AIM → Pictures stay out. Extract the lines below from the first one through the line with "0.65, 0.60, 0.60];", both included.
== == ==
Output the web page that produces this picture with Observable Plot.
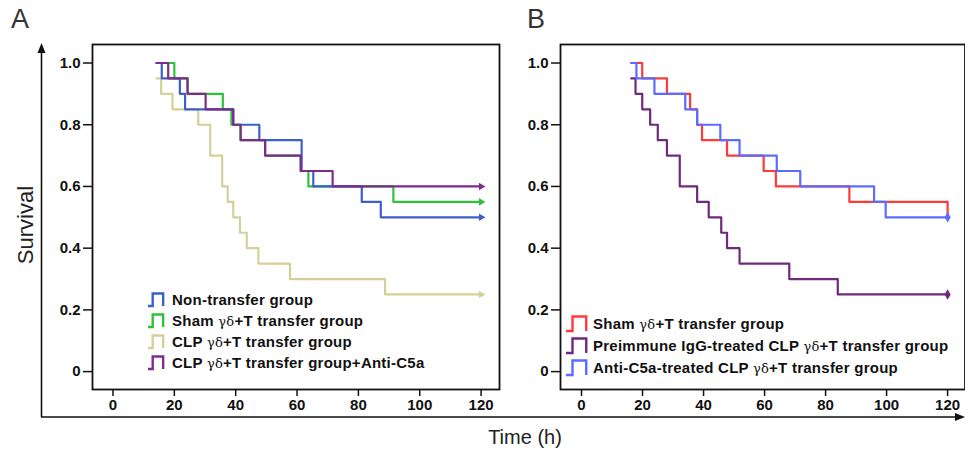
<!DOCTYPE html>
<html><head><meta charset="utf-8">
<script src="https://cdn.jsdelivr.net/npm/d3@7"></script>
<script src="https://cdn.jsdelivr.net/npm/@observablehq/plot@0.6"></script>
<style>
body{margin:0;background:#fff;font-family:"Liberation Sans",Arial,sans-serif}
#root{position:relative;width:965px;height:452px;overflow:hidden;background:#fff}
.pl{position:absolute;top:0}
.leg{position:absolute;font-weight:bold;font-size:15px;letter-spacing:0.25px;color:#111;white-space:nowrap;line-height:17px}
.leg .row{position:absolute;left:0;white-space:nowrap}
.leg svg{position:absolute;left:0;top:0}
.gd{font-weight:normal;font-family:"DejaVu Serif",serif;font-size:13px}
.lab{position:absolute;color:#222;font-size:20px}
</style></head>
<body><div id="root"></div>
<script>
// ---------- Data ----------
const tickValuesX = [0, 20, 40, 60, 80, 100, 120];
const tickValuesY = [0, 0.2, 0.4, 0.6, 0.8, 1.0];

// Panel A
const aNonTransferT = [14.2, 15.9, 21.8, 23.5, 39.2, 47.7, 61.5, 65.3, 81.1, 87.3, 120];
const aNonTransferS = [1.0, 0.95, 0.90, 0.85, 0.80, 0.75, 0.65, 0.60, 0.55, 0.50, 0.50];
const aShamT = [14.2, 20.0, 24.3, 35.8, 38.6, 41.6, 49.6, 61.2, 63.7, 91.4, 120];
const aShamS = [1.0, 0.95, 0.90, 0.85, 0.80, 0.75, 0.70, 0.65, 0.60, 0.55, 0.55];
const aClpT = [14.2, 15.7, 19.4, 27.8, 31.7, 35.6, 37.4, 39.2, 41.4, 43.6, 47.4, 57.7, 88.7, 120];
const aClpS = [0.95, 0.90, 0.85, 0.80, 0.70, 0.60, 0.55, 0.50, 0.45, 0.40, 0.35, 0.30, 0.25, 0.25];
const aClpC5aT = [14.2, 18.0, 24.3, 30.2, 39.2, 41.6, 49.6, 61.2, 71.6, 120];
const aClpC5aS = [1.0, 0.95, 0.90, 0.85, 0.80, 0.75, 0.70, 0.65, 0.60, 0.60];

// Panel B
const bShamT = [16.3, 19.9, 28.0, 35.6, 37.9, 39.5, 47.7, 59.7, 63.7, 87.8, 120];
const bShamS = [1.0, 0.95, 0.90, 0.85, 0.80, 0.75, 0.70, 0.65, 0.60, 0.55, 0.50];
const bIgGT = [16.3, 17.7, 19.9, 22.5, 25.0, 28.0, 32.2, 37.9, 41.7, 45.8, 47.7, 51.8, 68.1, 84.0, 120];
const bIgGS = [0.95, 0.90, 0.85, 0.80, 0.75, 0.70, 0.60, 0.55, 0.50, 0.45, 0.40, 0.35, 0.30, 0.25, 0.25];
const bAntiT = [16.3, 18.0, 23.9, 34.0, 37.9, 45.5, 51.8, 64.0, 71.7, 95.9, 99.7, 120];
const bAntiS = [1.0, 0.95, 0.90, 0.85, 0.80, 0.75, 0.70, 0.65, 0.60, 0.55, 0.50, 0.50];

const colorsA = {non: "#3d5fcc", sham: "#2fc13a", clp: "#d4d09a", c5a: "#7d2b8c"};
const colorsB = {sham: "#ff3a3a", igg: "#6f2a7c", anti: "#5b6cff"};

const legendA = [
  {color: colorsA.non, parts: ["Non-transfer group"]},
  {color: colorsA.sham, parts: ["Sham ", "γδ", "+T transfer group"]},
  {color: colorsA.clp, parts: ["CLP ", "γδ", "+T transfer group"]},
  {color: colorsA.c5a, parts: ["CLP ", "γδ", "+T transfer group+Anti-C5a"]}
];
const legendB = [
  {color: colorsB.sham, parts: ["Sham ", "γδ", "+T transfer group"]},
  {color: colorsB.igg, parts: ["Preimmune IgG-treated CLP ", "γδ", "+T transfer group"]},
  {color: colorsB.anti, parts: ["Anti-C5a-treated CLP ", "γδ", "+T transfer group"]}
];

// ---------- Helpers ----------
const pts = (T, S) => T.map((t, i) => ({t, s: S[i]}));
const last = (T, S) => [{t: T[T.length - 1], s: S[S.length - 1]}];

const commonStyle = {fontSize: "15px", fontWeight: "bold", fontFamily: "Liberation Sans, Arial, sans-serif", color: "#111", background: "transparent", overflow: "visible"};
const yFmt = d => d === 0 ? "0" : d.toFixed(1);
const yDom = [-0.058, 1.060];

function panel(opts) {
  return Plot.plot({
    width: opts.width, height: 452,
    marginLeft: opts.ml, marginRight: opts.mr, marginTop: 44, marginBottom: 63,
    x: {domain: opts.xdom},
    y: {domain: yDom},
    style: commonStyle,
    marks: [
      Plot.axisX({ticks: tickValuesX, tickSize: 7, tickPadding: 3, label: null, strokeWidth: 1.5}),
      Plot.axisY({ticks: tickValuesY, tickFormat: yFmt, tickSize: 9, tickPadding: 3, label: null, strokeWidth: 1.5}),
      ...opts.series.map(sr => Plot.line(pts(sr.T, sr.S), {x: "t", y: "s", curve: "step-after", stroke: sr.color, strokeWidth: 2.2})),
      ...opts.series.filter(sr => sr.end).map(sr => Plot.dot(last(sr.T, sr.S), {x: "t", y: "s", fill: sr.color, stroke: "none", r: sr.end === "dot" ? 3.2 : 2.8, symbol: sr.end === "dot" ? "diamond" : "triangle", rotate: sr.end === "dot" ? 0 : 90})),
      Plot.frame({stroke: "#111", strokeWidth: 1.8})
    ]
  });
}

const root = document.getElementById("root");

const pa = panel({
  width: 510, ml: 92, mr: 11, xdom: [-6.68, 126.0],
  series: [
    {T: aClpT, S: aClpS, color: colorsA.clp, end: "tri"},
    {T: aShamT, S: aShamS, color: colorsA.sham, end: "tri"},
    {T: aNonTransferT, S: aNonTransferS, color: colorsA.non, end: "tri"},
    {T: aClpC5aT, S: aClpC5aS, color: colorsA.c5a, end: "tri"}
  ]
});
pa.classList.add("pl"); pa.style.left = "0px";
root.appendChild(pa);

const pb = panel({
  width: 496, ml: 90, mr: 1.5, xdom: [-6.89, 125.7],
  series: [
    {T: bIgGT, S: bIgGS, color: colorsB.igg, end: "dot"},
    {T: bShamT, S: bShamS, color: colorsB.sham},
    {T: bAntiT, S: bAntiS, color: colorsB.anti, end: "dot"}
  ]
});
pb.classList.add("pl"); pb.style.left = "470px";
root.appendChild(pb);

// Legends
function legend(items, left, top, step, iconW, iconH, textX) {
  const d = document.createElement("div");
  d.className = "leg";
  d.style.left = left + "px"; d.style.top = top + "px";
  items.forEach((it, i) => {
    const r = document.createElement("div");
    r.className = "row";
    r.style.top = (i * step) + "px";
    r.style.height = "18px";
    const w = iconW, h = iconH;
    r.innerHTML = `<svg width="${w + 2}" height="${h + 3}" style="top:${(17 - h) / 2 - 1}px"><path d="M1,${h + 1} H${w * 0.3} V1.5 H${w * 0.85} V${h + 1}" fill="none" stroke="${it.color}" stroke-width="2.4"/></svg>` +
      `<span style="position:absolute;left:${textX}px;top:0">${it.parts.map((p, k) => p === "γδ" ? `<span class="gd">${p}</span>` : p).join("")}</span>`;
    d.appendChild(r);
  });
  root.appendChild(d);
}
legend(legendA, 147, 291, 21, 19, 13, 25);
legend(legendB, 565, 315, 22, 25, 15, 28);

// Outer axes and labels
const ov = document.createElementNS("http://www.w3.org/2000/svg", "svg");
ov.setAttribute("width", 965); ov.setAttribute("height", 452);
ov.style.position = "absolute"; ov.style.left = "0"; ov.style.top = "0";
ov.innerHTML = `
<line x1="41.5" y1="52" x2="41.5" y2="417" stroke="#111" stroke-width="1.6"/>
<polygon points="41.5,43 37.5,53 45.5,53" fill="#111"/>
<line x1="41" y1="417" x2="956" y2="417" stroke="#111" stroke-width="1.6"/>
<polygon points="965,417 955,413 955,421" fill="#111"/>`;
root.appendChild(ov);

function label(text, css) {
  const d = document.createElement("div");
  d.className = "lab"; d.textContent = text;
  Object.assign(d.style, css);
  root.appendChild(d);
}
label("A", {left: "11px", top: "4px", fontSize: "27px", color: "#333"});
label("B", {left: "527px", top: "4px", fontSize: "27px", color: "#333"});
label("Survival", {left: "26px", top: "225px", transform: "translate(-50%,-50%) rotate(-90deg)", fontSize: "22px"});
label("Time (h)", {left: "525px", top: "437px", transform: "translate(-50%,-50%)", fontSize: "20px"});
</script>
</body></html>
== == ==
THE SOLUTION →
Output the web page that produces this picture with Observable Plot.
<!DOCTYPE html>
<html><head><meta charset="utf-8">
<script src="https://cdn.jsdelivr.net/npm/d3@7"></script>
<script src="https://cdn.jsdelivr.net/npm/@observablehq/plot@0.6"></script>
<style>
body{margin:0;background:#fff;font-family:"Liberation Sans",Arial,sans-serif}
#root{position:relative;width:965px;height:452px;overflow:hidden;background:#fff}
.pl{position:absolute;top:0}
.leg{position:absolute;font-weight:bold;font-size:15px;letter-spacing:0.25px;color:#111;white-space:nowrap;line-height:17px}
.leg .row{position:absolute;left:0;white-space:nowrap}
.leg svg{position:absolute;left:0;top:0}
.gd{font-weight:normal;font-family:"DejaVu Serif",serif;font-size:13px}
.lab{position:absolute;color:#222;font-size:20px}
</style></head>
<body><div id="root"></div>
<script>
// ---------- Data ----------
const tickValuesX = [0, 20, 40, 60, 80, 100, 120];
const tickValuesY = [0, 0.2, 0.4, 0.6, 0.8, 1.0];

// Panel A
const aNonTransferT = [14.2, 15.9, 21.8, 23.5, 39.2, 47.7, 61.5, 65.3, 81.1, 87.3, 120];
const aNonTransferS = [1.0, 0.95, 0.90, 0.85, 0.80, 0.75, 0.65, 0.60, 0.55, 0.50, 0.50];
const aShamT = [14.2, 20.0, 24.3, 35.8, 38.6, 41.6, 49.6, 61.2, 63.7, 91.4, 120];
const aShamS = [1.0, 0.95, 0.90, 0.85, 0.80, 0.75, 0.70, 0.65, 0.60, 0.55, 0.55];
const aClpT = [14.2, 15.7, 19.4, 27.8, 31.7, 35.6, 37.4, 39.2, 41.4, 43.6, 47.4, 57.7, 88.7, 120];
const aClpS = [0.95, 0.90, 0.85, 0.80, 0.70, 0.60, 0.55, 0.50, 0.45, 0.40, 0.35, 0.30, 0.25, 0.25];
const aClpC5aT = [14.2, 18.0, 24.3, 30.2, 39.2, 41.6, 49.6, 61.2, 71.6, 120];
const aClpC5aS = [1.0, 0.95, 0.90, 0.85, 0.80, 0.75, 0.70, 0.65, 0.60, 0.60];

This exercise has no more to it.